RECORDED DATA =

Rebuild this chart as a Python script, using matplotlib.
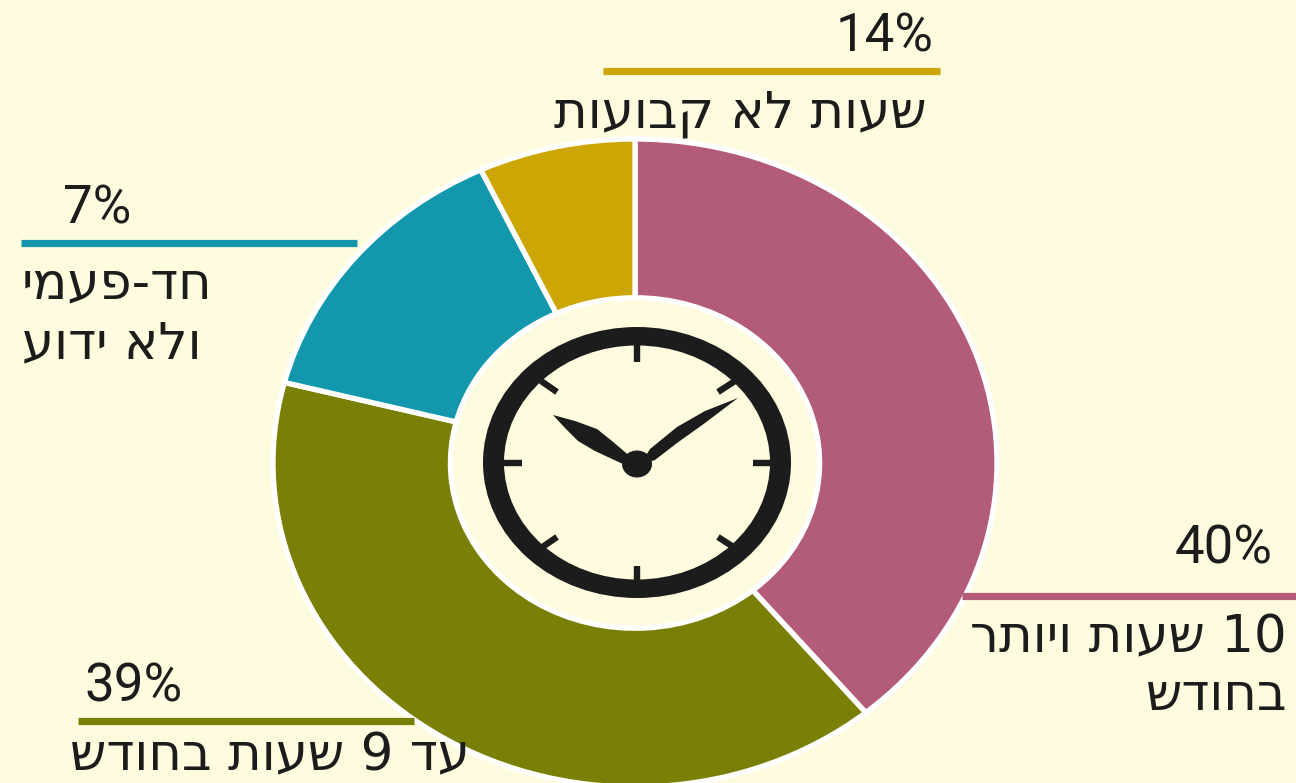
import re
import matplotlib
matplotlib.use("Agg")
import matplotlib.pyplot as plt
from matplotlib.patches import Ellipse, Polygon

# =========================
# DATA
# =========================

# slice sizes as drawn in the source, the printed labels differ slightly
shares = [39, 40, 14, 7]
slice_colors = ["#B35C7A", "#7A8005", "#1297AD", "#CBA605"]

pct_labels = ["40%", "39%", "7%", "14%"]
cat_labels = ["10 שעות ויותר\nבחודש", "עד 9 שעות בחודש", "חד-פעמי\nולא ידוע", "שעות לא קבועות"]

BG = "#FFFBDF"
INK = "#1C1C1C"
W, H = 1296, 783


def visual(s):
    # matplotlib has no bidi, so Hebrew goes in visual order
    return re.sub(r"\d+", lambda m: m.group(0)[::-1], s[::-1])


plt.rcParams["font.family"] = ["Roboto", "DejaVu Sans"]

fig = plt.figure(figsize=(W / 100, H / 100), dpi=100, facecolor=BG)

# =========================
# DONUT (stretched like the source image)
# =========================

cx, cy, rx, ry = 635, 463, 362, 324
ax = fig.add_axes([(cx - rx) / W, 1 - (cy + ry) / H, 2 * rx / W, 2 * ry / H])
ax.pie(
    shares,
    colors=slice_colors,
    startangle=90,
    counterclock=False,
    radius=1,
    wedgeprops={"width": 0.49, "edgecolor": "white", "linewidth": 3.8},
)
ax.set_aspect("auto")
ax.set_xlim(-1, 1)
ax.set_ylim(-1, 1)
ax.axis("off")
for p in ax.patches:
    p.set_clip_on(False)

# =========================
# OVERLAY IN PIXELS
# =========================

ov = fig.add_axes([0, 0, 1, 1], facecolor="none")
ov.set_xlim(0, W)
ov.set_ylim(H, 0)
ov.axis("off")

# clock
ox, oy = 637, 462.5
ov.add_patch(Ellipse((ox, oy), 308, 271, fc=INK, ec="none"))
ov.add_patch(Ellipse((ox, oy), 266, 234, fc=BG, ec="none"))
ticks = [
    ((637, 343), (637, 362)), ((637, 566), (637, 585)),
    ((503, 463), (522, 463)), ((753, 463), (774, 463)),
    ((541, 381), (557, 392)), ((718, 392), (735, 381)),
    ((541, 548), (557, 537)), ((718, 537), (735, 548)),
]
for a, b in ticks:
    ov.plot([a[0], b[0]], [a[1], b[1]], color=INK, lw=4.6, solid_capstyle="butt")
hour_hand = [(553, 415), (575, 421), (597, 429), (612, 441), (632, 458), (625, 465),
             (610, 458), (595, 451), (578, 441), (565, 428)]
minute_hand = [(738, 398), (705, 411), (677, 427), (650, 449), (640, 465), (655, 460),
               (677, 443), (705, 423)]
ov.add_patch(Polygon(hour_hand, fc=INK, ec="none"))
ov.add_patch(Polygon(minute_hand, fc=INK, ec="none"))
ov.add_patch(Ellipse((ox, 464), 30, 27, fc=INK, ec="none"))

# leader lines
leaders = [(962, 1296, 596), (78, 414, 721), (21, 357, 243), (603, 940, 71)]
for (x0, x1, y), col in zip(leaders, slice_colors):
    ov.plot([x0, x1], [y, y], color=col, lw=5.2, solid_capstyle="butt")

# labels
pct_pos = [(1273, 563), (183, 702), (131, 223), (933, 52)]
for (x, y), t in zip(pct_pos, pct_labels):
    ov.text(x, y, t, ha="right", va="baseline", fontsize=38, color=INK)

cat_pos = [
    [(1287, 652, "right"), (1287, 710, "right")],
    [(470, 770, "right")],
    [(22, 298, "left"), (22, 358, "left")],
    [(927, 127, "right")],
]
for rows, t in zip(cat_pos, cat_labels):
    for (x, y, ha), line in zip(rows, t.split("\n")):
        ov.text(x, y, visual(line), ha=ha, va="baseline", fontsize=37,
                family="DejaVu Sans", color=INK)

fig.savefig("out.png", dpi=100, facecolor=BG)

TO DO = Quote the full listing above word for word; exclude every picture from the copy.

WORKED SOLUTION =
Rebuild this chart as a Python script, using matplotlib.
import re
import matplotlib
matplotlib.use("Agg")
import matplotlib.pyplot as plt
from matplotlib.patches import Ellipse, Polygon

# =========================
# DATA
# =========================

# slice sizes as drawn in the source, the printed labels differ slightly
shares = [39, 40, 14, 7]
slice_colors = ["#B35C7A", "#7A8005", "#1297AD", "#CBA605"]

pct_labels = ["40%", "39%", "7%", "14%"]
cat_labels = ["10 שעות ויותר\nבחודש", "עד 9 שעות בחודש", "חד-פעמי\nולא ידוע", "שעות לא קבועות"]

BG = "#FFFBDF"
INK = "#1C1C1C"
W, H = 1296, 783


def visual(s):
    # matplotlib has no bidi, so Hebrew goes in visual order
    return re.sub(r"\d+", lambda m: m.group(0)[::-1], s[::-1])


plt.rcParams["font.family"] = ["Roboto", "DejaVu Sans"]

fig = plt.figure(figsize=(W / 100, H / 100), dpi=100, facecolor=BG)

# =========================
# DONUT (stretched like the source image)
# =========================

cx, cy, rx, ry = 635, 463, 362, 324
ax = fig.add_axes([(cx - rx) / W, 1 - (cy + ry) / H, 2 * rx / W, 2 * ry / H])
ax.pie(
    shares,
    colors=slice_colors,
    startangle=90,
    counterclock=False,
    radius=1,
    wedgeprops={"width": 0.49, "edgecolor": "white", "linewidth": 3.8},
)
ax.set_aspect("auto")
ax.set_xlim(-1, 1)
ax.set_ylim(-1, 1)
ax.axis("off")
for p in ax.patches:
    p.set_clip_on(False)

# =========================
# OVERLAY IN PIXELS
# =========================

ov = fig.add_axes([0, 0, 1, 1], facecolor="none")
ov.set_xlim(0, W)
ov.set_ylim(H, 0)
ov.axis("off")

# clock
ox, oy = 637, 462.5
ov.add_patch(Ellipse((ox, oy), 308, 271, fc=INK, ec="none"))
ov.add_patch(Ellipse((ox, oy), 266, 234, fc=BG, ec="none"))
ticks = [
    ((637, 343), (637, 362)), ((637, 566), (637, 585)),
    ((503, 463), (522, 463)), ((753, 463), (774, 463)),
    ((541, 381), (557, 392)), ((718, 392), (735, 381)),
    ((541, 548), (557, 537)), ((718, 537), (735, 548)),
]
for a, b in ticks:
    ov.plot([a[0], b[0]], [a[1], b[1]], color=INK, lw=4.6, solid_capstyle="butt")
hour_hand = [(553, 415), (575, 421), (597, 429), (612, 441), (632, 458), (625, 465),
             (610, 458), (595, 451), (578, 441), (565, 428)]
minute_hand = [(738, 398), (705, 411), (677, 427), (650, 449), (640, 465), (655, 460),
               (677, 443), (705, 423)]
ov.add_patch(Polygon(hour_hand, fc=INK, ec="none"))
ov.add_patch(Polygon(minute_hand, fc=INK, ec="none"))
ov.add_patch(Ellipse((ox, 464), 30, 27, fc=INK, ec="none"))

# leader lines
leaders = [(962, 1296, 596), (78, 414, 721), (21, 357, 243), (603, 940, 71)]
for (x0, x1, y), col in zip(leaders, slice_colors):
    ov.plot([x0, x1], [y, y], color=col, lw=5.2, solid_capstyle="butt")

# labels
pct_pos = [(1273, 563), (183, 702), (131, 223), (933, 52)]
for (x, y), t in zip(pct_pos, pct_labels):
    ov.text(x, y, t, ha="right", va="baseline", fontsize=38, color=INK)

cat_pos = [
    [(1287, 652, "right"), (1287, 710, "right")],
    [(470, 770, "right")],
    [(22, 298, "left"), (22, 358, "left")],
    [(927, 127, "right")],
]
for rows, t in zip(cat_pos, cat_labels):
    for (x, y, ha), line in zip(rows, t.split("\n")):
        ov.text(x, y, visual(line), ha=ha, va="baseline", fontsize=37,
                family="DejaVu Sans", color=INK)

fig.savefig("out.png", dpi=100, facecolor=BG)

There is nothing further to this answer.